### Exercise prompt:
Copy the data below exactly, omitting any picture it contains.

------ Dataset section ------

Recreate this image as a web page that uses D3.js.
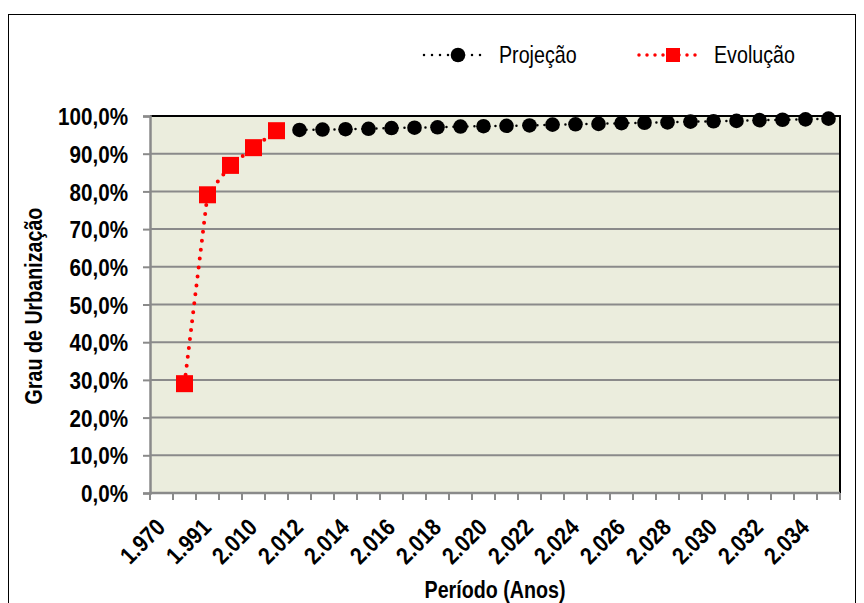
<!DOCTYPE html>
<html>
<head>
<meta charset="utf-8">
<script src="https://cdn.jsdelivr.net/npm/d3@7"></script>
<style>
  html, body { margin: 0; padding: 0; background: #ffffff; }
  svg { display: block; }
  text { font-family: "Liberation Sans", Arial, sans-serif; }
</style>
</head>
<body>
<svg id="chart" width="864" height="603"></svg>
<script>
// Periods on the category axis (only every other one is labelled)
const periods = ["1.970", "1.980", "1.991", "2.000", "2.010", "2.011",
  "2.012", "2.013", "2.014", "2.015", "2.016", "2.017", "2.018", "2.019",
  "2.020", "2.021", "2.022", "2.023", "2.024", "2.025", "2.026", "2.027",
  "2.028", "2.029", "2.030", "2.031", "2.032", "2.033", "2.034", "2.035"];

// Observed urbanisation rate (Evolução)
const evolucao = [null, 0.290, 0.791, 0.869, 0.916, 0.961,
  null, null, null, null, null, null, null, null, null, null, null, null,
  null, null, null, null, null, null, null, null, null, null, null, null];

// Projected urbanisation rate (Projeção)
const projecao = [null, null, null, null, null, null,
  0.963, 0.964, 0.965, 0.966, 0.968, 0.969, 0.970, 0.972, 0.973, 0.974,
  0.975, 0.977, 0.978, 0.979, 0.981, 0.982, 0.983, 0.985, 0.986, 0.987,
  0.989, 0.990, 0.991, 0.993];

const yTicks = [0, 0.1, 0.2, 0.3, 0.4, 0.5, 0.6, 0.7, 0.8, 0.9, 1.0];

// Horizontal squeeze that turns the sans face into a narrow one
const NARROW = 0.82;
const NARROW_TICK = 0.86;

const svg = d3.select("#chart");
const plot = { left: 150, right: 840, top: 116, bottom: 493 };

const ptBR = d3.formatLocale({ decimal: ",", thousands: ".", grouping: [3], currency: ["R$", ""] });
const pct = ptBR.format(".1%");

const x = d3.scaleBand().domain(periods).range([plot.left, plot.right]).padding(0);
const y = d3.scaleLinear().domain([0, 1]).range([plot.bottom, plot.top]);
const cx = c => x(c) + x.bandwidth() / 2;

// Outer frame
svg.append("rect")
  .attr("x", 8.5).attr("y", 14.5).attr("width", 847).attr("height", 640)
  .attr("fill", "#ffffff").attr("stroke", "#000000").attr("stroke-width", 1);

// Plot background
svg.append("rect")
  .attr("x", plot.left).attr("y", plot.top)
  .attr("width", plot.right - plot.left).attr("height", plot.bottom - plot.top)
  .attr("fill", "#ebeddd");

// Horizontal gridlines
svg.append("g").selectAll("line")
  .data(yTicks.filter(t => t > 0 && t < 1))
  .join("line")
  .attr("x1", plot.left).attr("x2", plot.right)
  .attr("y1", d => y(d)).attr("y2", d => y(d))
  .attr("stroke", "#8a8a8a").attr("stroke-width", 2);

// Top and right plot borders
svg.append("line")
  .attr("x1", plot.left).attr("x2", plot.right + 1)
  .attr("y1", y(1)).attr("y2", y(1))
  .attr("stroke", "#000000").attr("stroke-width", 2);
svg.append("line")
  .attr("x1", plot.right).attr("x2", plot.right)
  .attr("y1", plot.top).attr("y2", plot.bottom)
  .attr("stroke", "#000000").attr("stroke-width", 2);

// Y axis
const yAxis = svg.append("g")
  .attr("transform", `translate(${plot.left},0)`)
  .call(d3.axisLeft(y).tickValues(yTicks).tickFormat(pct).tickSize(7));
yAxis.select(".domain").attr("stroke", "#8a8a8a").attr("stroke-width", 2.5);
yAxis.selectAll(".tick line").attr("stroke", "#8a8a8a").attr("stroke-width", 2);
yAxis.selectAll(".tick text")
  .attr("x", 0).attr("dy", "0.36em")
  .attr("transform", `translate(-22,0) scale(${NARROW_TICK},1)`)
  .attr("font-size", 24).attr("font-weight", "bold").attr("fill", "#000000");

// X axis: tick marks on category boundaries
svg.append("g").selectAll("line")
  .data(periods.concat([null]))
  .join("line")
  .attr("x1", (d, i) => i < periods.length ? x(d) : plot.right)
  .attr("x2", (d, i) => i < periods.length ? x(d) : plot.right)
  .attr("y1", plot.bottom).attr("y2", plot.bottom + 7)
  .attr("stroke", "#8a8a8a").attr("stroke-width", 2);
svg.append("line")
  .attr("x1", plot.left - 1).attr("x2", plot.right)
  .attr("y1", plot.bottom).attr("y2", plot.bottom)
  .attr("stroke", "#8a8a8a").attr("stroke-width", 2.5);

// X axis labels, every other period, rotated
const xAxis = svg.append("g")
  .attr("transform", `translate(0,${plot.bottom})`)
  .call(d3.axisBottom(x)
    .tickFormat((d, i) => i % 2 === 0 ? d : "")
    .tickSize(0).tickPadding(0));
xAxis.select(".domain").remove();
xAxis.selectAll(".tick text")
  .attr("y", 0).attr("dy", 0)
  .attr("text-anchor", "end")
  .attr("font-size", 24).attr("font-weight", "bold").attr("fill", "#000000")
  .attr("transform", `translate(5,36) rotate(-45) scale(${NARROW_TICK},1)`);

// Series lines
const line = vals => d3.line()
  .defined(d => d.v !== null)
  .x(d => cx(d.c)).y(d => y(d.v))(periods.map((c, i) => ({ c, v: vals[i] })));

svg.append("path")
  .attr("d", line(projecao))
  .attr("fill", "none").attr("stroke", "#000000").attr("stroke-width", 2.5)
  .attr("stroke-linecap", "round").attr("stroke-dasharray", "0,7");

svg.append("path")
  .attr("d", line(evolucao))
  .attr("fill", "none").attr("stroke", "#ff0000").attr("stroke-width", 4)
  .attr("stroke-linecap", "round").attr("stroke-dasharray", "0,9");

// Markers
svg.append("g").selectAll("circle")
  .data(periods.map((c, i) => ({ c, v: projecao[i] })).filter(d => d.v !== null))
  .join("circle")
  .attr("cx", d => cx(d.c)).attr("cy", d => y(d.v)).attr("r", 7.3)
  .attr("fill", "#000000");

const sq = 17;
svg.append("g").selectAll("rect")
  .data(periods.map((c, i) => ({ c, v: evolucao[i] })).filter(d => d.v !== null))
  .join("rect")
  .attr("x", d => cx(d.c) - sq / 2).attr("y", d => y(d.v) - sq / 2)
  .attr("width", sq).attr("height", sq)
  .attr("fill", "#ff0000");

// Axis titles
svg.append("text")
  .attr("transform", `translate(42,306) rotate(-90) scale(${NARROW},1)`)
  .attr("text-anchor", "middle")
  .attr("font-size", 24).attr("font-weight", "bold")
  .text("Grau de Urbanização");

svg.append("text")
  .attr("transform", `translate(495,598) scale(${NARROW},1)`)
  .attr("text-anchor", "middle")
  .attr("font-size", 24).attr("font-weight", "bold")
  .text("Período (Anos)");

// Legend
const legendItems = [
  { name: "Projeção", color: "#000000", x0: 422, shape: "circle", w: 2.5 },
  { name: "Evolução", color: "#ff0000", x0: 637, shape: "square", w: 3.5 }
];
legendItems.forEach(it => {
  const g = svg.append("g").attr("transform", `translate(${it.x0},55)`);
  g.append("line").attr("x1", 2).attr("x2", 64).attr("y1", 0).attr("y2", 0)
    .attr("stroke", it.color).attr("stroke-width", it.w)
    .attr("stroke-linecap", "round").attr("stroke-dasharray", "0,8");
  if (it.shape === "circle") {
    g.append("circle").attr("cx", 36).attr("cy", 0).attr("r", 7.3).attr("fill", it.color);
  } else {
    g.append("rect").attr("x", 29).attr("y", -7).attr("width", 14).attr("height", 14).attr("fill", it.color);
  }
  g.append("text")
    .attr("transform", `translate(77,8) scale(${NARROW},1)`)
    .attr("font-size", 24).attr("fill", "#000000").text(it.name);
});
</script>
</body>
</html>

------

### Answer to the problem:
Recreate this image as a web page that uses D3.js.
<!DOCTYPE html>
<html>
<head>
<meta charset="utf-8">
<script src="https://cdn.jsdelivr.net/npm/d3@7"></script>
<style>
  html, body { margin: 0; padding: 0; background: #ffffff; }
  svg { display: block; }
  text { font-family: "Liberation Sans", Arial, sans-serif; }
</style>
</head>
<body>
<svg id="chart" width="864" height="603"></svg>
<script>
// Periods on the category axis (only every other one is labelled)
const periods = ["1.970", "1.980", "1.991", "2.000", "2.010", "2.011",
  "2.012", "2.013", "2.014", "2.015", "2.016", "2.017", "2.018", "2.019",
  "2.020", "2.021", "2.022", "2.023", "2.024", "2.025", "2.026", "2.027",
  "2.028", "2.029", "2.030", "2.031", "2.032", "2.033", "2.034", "2.035"];

// Observed urbanisation rate (Evolução)
const evolucao = [null, 0.290, 0.791, 0.869, 0.916, 0.961,
  null, null, null, null, null, null, null, null, null, null, null, null,
  null, null, null, null, null, null, null, null, null, null, null, null];

// Projected urbanisation rate (Projeção)
const projecao = [null, null, null, null, null, null,
  0.963, 0.964, 0.965, 0.966, 0.968, 0.969, 0.970, 0.972, 0.973, 0.974,
  0.975, 0.977, 0.978, 0.979, 0.981, 0.982, 0.983, 0.985, 0.986, 0.987,
  0.989, 0.990, 0.991, 0.993];

const yTicks = [0, 0.1, 0.2, 0.3, 0.4, 0.5, 0.6, 0.7, 0.8, 0.9, 1.0];

// Horizontal squeeze that turns the sans face into a narrow one
const NARROW = 0.82;
const NARROW_TICK = 0.86;

const svg = d3.select("#chart");
const plot = { left: 150, right: 840, top: 116, bottom: 493 };

const ptBR = d3.formatLocale({ decimal: ",", thousands: ".", grouping: [3], currency: ["R$", ""] });
const pct = ptBR.format(".1%");

const x = d3.scaleBand().domain(periods).range([plot.left, plot.right]).padding(0);
const y = d3.scaleLinear().domain([0, 1]).range([plot.bottom, plot.top]);
const cx = c => x(c) + x.bandwidth() / 2;

// Outer frame
svg.append("rect")
  .attr("x", 8.5).attr("y", 14.5).attr("width", 847).attr("height", 640)
  .attr("fill", "#ffffff").attr("stroke", "#000000").attr("stroke-width", 1);

// Plot background
svg.append("rect")
  .attr("x", plot.left).attr("y", plot.top)
  .attr("width", plot.right - plot.left).attr("height", plot.bottom - plot.top)
  .attr("fill", "#ebeddd");

// Horizontal gridlines
svg.append("g").selectAll("line")
  .data(yTicks.filter(t => t > 0 && t < 1))
  .join("line")
  .attr("x1", plot.left).attr("x2", plot.right)
  .attr("y1", d => y(d)).attr("y2", d => y(d))
  .attr("stroke", "#8a8a8a").attr("stroke-width", 2);

// Top and right plot borders
svg.append("line")
  .attr("x1", plot.left).attr("x2", plot.right + 1)
  .attr("y1", y(1)).attr("y2", y(1))
  .attr("stroke", "#000000").attr("stroke-width", 2);
svg.append("line")
  .attr("x1", plot.right).attr("x2", plot.right)
  .attr("y1", plot.top).attr("y2", plot.bottom)
  .attr("stroke", "#000000").attr("stroke-width", 2);

// Y axis
const yAxis = svg.append("g")
  .attr("transform", `translate(${plot.left},0)`)
  .call(d3.axisLeft(y).tickValues(yTicks).tickFormat(pct).tickSize(7));
yAxis.select(".domain").attr("stroke", "#8a8a8a").attr("stroke-width", 2.5);
yAxis.selectAll(".tick line").attr("stroke", "#8a8a8a").attr("stroke-width", 2);
yAxis.selectAll(".tick text")
  .attr("x", 0).attr("dy", "0.36em")
  .attr("transform", `translate(-22,0) scale(${NARROW_TICK},1)`)
  .attr("font-size", 24).attr("font-weight", "bold").attr("fill", "#000000");

// X axis: tick marks on category boundaries
svg.append("g").selectAll("line")
  .data(periods.concat([null]))
  .join("line")
  .attr("x1", (d, i) => i < periods.length ? x(d) : plot.right)
  .attr("x2", (d, i) => i < periods.length ? x(d) : plot.right)
  .attr("y1", plot.bottom).attr("y2", plot.bottom + 7)
  .attr("stroke", "#8a8a8a").attr("stroke-width", 2);
svg.append("line")
  .attr("x1", plot.left - 1).attr("x2", plot.right)
  .attr("y1", plot.bottom).attr("y2", plot.bottom)
  .attr("stroke", "#8a8a8a").attr("stroke-width", 2.5);

// X axis labels, every other period, rotated
const xAxis = svg.append("g")
  .attr("transform", `translate(0,${plot.bottom})`)
  .call(d3.axisBottom(x)
    .tickFormat((d, i) => i % 2 === 0 ? d : "")
    .tickSize(0).tickPadding(0));
xAxis.select(".domain").remove();
xAxis.selectAll(".tick text")
  .attr("y", 0).attr("dy", 0)
  .attr("text-anchor", "end")
  .attr("font-size", 24).attr("font-weight", "bold").attr("fill", "#000000")
  .attr("transform", `translate(5,36) rotate(-45) scale(${NARROW_TICK},1)`);

// Series lines
const line = vals => d3.line()
  .defined(d => d.v !== null)
  .x(d => cx(d.c)).y(d => y(d.v))(periods.map((c, i) => ({ c, v: vals[i] })));

svg.append("path")
  .attr("d", line(projecao))
  .attr("fill", "none").attr("stroke", "#000000").attr("stroke-width", 2.5)
  .attr("stroke-linecap", "round").attr("stroke-dasharray", "0,7");

svg.append("path")
  .attr("d", line(evolucao))
  .attr("fill", "none").attr("stroke", "#ff0000").attr("stroke-width", 4)
  .attr("stroke-linecap", "round").attr("stroke-dasharray", "0,9");

// Markers
svg.append("g").selectAll("circle")
  .data(periods.map((c, i) => ({ c, v: projecao[i] })).filter(d => d.v !== null))
  .join("circle")
  .attr("cx", d => cx(d.c)).attr("cy", d => y(d.v)).attr("r", 7.3)
  .attr("fill", "#000000");

const sq = 17;
svg.append("g").selectAll("rect")
  .data(periods.map((c, i) => ({ c, v: evolucao[i] })).filter(d => d.v !== null))
  .join("rect")
  .attr("x", d => cx(d.c) - sq / 2).attr("y", d => y(d.v) - sq / 2)
  .attr("width", sq).attr("height", sq)
  .attr("fill", "#ff0000");

// Axis titles
svg.append("text")
  .attr("transform", `translate(42,306) rotate(-90) scale(${NARROW},1)`)
  .attr("text-anchor", "middle")
  .attr("font-size", 24).attr("font-weight", "bold")
  .text("Grau de Urbanização");

svg.append("text")
  .attr("transform", `translate(495,598) scale(${NARROW},1)`)
  .attr("text-anchor", "middle")
  .attr("font-size", 24).attr("font-weight", "bold")
  .text("Período (Anos)");

// Legend
const legendItems = [
  { name: "Projeção", color: "#000000", x0: 422, shape: "circle", w: 2.5 },
  { name: "Evolução", color: "#ff0000", x0: 637, shape: "square", w: 3.5 }
];
legendItems.forEach(it => {
  const g = svg.append("g").attr("transform", `translate(${it.x0},55)`);
  g.append("line").attr("x1", 2).attr("x2", 64).attr("y1", 0).attr("y2", 0)
    .attr("stroke", it.color).attr("stroke-width", it.w)
    .attr("stroke-linecap", "round").attr("stroke-dasharray", "0,8");
  if (it.shape === "circle") {
    g.append("circle").attr("cx", 36).attr("cy", 0).attr("r", 7.3).attr("fill", it.color);
  } else {
    g.append("rect").attr("x", 29).attr("y", -7).attr("width", 14).attr("height", 14).attr("fill", it.color);
  }
  g.append("text")
    .attr("transform", `translate(77,8) scale(${NARROW},1)`)
    .attr("font-size", 24).attr("fill", "#000000").text(it.name);
});
</script>
</body>
</html>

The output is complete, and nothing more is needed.